+++ INFORMATION PROVIDED

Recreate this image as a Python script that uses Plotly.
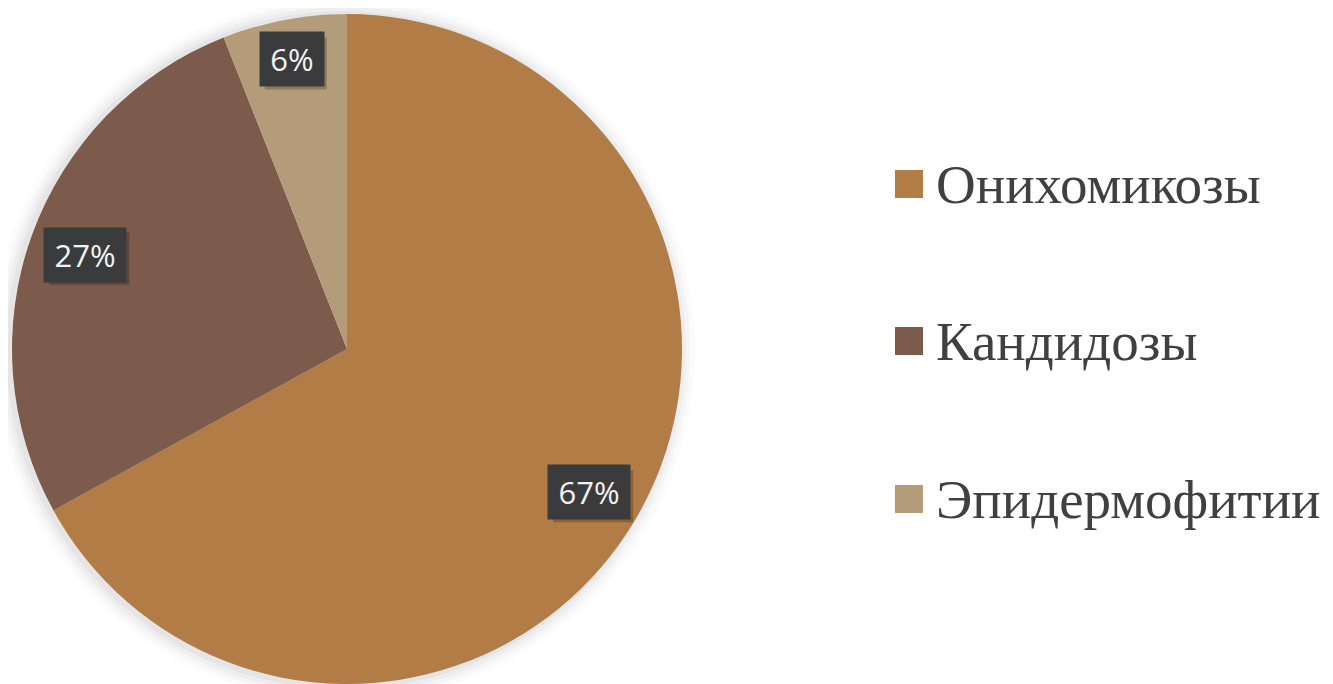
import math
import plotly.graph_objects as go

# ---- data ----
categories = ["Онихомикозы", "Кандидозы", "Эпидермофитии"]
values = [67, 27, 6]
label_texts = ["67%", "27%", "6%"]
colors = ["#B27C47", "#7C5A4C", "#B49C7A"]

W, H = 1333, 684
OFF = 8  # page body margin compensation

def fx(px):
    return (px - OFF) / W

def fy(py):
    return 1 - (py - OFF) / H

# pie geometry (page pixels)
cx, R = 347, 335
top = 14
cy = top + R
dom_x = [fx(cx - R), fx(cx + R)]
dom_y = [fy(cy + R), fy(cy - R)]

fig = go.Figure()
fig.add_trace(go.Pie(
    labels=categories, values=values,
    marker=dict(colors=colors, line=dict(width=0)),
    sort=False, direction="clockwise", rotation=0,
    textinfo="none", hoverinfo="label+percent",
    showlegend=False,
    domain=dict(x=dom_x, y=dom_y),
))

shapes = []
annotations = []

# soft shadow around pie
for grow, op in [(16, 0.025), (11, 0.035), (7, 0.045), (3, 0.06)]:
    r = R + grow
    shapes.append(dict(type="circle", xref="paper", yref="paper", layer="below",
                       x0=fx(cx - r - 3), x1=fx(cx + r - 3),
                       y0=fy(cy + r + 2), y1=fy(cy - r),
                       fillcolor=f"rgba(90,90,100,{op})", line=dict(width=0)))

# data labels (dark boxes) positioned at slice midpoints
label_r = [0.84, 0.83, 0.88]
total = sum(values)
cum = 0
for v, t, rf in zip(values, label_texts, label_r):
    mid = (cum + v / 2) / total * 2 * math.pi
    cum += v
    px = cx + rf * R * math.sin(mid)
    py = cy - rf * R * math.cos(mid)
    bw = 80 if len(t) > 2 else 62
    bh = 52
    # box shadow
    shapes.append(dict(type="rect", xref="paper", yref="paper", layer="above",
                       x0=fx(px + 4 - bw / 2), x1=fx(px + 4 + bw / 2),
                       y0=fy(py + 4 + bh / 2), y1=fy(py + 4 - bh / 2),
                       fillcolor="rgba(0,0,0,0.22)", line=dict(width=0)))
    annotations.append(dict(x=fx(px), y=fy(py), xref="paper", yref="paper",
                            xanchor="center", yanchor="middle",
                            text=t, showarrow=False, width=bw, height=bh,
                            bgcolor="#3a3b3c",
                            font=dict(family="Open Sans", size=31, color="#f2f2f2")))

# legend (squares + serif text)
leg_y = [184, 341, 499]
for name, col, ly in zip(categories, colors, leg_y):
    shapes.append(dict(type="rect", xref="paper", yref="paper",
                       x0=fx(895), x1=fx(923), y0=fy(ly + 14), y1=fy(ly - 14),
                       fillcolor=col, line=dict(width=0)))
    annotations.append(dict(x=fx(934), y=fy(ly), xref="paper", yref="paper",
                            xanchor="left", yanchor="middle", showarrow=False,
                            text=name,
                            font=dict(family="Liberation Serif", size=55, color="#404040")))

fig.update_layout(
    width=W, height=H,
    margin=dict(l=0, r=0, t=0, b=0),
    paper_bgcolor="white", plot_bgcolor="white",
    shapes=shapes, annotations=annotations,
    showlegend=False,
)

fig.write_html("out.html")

++++++

* _WHAT IS NEEDED_
From the opening line of the listing above through the line bearing "import plotly.graph_objects as go", repeat each line exactly. Drop every picture.

* _RESULT_
Recreate this image as a Python script that uses Plotly.
import math
import plotly.graph_objects as go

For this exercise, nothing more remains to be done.